Fannie never stopped accepting purchases of loans with 3% down payments, even after lending standards were ratcheted up following the housing bust. But many lenders stopped offering them, in part because they weren’t able to obtain mortgage insurance for those loans, which Fannie requires.

In recent months, however, a series of changes in the mortgage market have led to an uptick in low-down-payment loans available for sale to Fannie. That prompted a review of the company’s lending policies, and officials are said to be working on a plan to limit the company’s purchases of these loans. The changes aren’t being made because of immediate problems with loan performance, according to people familiar with the discussions.

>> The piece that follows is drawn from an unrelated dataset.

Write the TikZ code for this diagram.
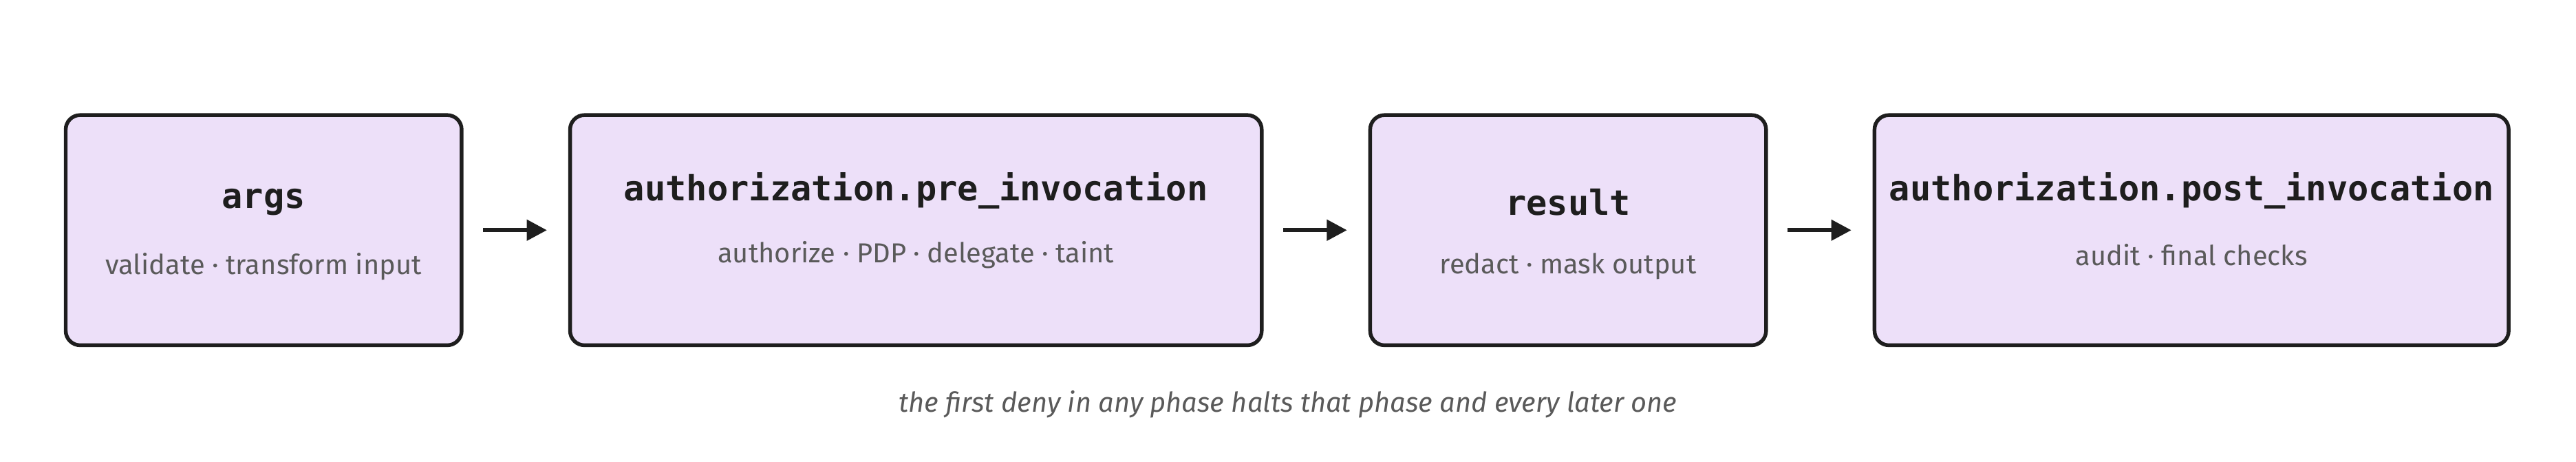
\documentclass[tikz,border=0pt]{standalone}
\usepackage{fontspec}
\setmainfont{Fira Sans}
\newfontfamily\monob{DejaVu Sans Mono}
\usetikzlibrary{arrows.meta}
\definecolor{boxfill}{HTML}{EDE0F9}
\definecolor{boxline}{HTML}{1E1E1E}
\definecolor{subtxt}{HTML}{5A5A5A}
\begin{document}
\begin{tikzpicture}[x=0.02cm,y=-0.02cm,
  box/.style={draw=boxline,line width=1.3pt,fill=boxfill,rounded corners=5pt},
  ttl/.style={font=\monob\bfseries\fontsize{12}{14}\selectfont,text=boxline},
  sub/.style={font=\fontsize{9.5}{11}\selectfont,text=subtxt},
  arr/.style={-{Triangle[length=7pt,width=7pt]},line width=1.5pt,draw=boxline}]
\useasboundingbox (0,0) rectangle (1568,281);
\draw[box] (40,70) rectangle (281,210); \coordinate (b1l) at (40,140); \coordinate (b1r) at (281,140);
\draw[box] (347,70) rectangle (768,210); \coordinate (b2l) at (347,140); \coordinate (b2r) at (768,140);
\draw[box] (834,70) rectangle (1075,210); \coordinate (b3l) at (834,140); \coordinate (b3r) at (1075,140);
\draw[box] (1141,70) rectangle (1527,210); \coordinate (b4l) at (1141,140);
\node[ttl] (t1) at (160.5,123) {args};
\node[sub] (s1) at (160.5,162) {validate · transform input};
\node[ttl] (t2) at (557.5,116) {authorization.pre\_invocation};
\node[sub] (s2) at (557.5,155) {authorize · PDP · delegate · taint};
\node[ttl] (t3) at (954.5,123) {result};
\node[sub] (s3) at (954.5,162) {redact · mask output};
\node[ttl] (t4) at (1334,116) {authorization.post\_invocation};
\node[sub] (s4) at (1334,155) {audit · final checks};
\draw[arr] ([xshift=5\pgflinewidth]b1r) -- ([xshift=-8pt]b2l);
\draw[arr] ([xshift=5\pgflinewidth]b2r) -- ([xshift=-8pt]b3l);
\draw[arr] ([xshift=5\pgflinewidth]b3r) -- ([xshift=-8pt]b4l);
\node[sub,font=\itshape\fontsize{9.5}{11}\selectfont] (cap) at (784,246) {the first deny in any phase halts that phase and every later one};
\end{tikzpicture}
\end{document}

Freddie Macstopped backing such mortgages several years ago and requires a minimum 5% down payment. Any loans without a 20% down payment at both companies must have mortgage insurance or some other type of so-called “credit enhancement.”

One proposal would be to continue purchasing only those sold by housing-finance agencies, which typically require home buyers to complete financial counseling. “We regularly review our standards and guidelines,” said Andrew Wilson, a Fannie Mae spokesman. “Any changes to our guidelines will be communicated to the market at the appropriate time.”

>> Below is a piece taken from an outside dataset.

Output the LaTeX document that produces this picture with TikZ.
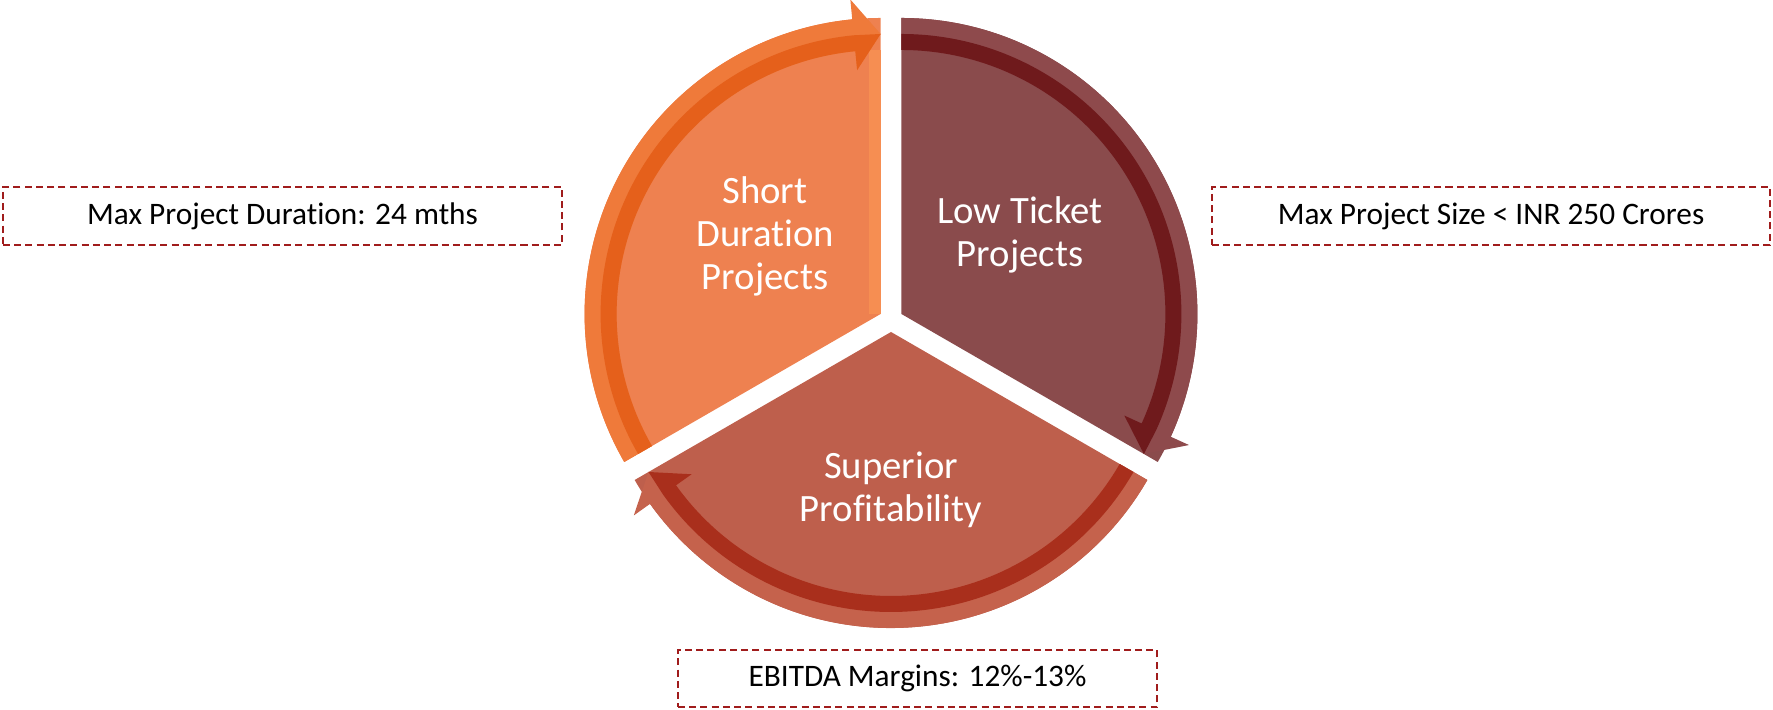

Even though Fannie hasn’t bought many of these loans, low down-payment loans have remained widely available throughout the housing downturn largely due to federal agencies, including the Federal Housing Administration, which insures mortgages with down payments of 3.5%. Veterans and rural homeowners can still obtain loans without any down payment through separate federal agencies, though they face some restrictions.

But Fannie is seeing more low-down-lending headed its way in part because the FHA has recently increased rather sharply the insurance premiums charged to borrowers. Private mortgage insurance companies, meanwhile, have begun to remove certain restrictions, or so-called “overlays,” that had limited the loans to a smaller group of borrowers. Better terms and growing availability of private mortgage insurance has made it possible for more lenders to offer low-down-payment mortgages that can be sold to Fannie.

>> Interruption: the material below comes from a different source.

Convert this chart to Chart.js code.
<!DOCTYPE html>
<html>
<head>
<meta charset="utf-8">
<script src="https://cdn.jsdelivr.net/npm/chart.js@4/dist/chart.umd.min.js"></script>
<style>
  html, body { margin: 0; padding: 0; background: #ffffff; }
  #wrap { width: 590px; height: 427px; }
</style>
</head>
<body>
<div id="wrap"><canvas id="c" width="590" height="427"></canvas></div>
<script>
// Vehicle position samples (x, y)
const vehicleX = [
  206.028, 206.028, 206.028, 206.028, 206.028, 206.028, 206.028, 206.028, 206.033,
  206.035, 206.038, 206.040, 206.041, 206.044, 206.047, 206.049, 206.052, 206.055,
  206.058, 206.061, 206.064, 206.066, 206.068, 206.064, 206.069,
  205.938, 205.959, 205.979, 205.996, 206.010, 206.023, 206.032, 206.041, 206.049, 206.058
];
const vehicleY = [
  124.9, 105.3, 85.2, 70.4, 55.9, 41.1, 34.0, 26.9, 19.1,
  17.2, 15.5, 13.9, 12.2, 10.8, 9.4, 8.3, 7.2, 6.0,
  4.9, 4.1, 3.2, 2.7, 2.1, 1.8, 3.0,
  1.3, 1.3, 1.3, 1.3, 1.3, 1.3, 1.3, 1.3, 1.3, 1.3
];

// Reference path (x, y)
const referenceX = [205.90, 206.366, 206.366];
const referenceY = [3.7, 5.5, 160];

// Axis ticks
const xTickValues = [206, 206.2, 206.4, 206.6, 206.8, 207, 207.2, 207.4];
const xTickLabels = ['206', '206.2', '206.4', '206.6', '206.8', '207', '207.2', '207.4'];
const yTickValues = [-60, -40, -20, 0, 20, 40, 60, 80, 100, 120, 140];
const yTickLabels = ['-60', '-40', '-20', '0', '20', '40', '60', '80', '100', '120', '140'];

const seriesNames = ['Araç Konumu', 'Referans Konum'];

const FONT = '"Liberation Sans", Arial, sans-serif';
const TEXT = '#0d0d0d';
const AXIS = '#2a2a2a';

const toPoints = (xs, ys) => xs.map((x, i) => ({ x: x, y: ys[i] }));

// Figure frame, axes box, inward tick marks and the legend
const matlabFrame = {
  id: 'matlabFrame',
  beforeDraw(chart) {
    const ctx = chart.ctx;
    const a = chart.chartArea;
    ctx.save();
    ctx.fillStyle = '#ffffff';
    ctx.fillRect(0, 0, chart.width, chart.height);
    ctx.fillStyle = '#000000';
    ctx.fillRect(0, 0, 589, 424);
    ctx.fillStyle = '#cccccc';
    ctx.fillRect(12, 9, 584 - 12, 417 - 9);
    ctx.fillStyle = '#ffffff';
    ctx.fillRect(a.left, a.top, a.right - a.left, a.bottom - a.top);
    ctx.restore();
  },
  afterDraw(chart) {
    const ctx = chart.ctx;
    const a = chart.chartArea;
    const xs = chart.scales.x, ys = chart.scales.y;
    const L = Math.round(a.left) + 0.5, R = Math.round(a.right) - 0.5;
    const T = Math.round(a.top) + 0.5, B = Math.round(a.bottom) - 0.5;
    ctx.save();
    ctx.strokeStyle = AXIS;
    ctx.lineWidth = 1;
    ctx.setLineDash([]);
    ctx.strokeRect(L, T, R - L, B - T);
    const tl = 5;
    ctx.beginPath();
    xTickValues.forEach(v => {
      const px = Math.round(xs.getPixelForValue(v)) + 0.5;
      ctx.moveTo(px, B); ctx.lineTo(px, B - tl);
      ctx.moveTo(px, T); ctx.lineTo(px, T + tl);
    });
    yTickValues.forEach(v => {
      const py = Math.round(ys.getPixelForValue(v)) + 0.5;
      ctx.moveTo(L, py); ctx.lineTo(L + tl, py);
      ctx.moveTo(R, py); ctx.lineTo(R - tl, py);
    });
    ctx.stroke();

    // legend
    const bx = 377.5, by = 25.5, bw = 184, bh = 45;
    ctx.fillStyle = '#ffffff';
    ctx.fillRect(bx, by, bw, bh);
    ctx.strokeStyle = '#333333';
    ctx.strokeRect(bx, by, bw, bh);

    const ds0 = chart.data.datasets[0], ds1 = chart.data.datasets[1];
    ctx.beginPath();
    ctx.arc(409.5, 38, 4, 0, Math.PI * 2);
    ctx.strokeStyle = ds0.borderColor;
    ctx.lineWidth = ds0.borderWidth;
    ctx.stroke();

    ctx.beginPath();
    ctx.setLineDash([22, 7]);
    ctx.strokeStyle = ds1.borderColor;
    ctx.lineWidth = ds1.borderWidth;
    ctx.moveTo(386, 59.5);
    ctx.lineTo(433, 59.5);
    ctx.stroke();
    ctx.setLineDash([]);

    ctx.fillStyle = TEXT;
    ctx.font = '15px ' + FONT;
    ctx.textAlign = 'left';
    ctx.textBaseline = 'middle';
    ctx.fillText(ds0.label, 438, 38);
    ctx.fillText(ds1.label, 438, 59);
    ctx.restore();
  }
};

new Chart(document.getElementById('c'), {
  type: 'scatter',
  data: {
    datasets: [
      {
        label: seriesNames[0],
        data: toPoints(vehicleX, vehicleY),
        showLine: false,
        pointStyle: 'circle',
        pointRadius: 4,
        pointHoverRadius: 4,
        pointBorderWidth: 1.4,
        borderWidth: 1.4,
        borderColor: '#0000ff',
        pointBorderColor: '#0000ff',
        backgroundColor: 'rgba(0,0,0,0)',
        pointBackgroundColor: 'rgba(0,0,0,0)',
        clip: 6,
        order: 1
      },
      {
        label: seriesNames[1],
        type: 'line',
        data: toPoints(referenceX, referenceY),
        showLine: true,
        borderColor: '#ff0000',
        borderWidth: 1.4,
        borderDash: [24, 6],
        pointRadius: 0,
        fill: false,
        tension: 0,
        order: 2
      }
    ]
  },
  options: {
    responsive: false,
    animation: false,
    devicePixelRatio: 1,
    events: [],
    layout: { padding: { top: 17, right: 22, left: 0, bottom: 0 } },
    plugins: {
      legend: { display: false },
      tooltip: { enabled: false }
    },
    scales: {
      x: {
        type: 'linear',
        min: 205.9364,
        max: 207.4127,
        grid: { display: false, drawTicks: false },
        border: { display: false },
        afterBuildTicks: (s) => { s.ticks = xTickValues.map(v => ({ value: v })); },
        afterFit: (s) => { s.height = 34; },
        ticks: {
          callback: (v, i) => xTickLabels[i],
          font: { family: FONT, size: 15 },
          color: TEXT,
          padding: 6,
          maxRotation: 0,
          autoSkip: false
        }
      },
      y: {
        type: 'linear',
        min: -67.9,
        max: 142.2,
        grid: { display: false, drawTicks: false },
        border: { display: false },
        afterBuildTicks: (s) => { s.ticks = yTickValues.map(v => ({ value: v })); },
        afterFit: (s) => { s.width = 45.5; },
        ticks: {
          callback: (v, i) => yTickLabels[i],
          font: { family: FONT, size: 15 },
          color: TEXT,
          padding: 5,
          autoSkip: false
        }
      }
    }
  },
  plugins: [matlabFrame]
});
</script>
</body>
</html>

Fannie doesn’t disclose how many home-purchase loans it purchases or guarantees with 3% down payments, but private mortgage insurers have reported an uptick in their insurance volumes of those loans. MGIC Investment Corp. said its 3%-down loans accounted for around 5% of its business during the second quarter, or around $480 million. That was up from 2.8% in the year-ago period, or around $165 million.

Some mortgage bankers say the change being considered by Fannie wouldn’t be that disruptive to the market because the FHA will continue to accept loans with 3.5% down payments, even though those loans are more expensive. “An awful lot of people who have only got 3% down would be advised to save another 2%. That’s an old hard-headed answer, but it’s true,” said Lou Barnes, a mortgage banker in Boulder, Colo.

The higher insurance premiums that borrowers have to pay on a mortgage with a 3% down payment, versus one with a 5% down payment, is often enough to warrant “waiting six months or a year to save up the extra down payment,” he says.

How many people knew that Fannie and Freddie underwritten a 3% down payment loan?  I didn’t.  Now, with mortgage insurance being realistically priced to reflex the risks I doubt they will exist in the future.

Low down payment loans equal more risk, it’s as simple as that.  There is very little skin in the by the borrower if the house’s value is below amount owed by the borrower.  Defaults rates increases the with higher Loan-To-Value ratios and borrowers have little motivation if they only put in $6,000 for a $200,000 homes if we use the national median as a example .    There is an even low down payment assistance programs, so some borrowers might put down only .5%, less than 1% of the purchase price.  Government insurance kicks when there are defaults, which costs the tax payers.  There was a reason why down payments are traditionally around 20%, beyond it’s a sign of responsibility to obtain a loan.  The larger down payment protects the lender or if it’s a government sponsored loan the taxpayers, from losses if the borrower defaults on their loans.  This probably a good sign that these mortgages are become a much smaller part of the market place.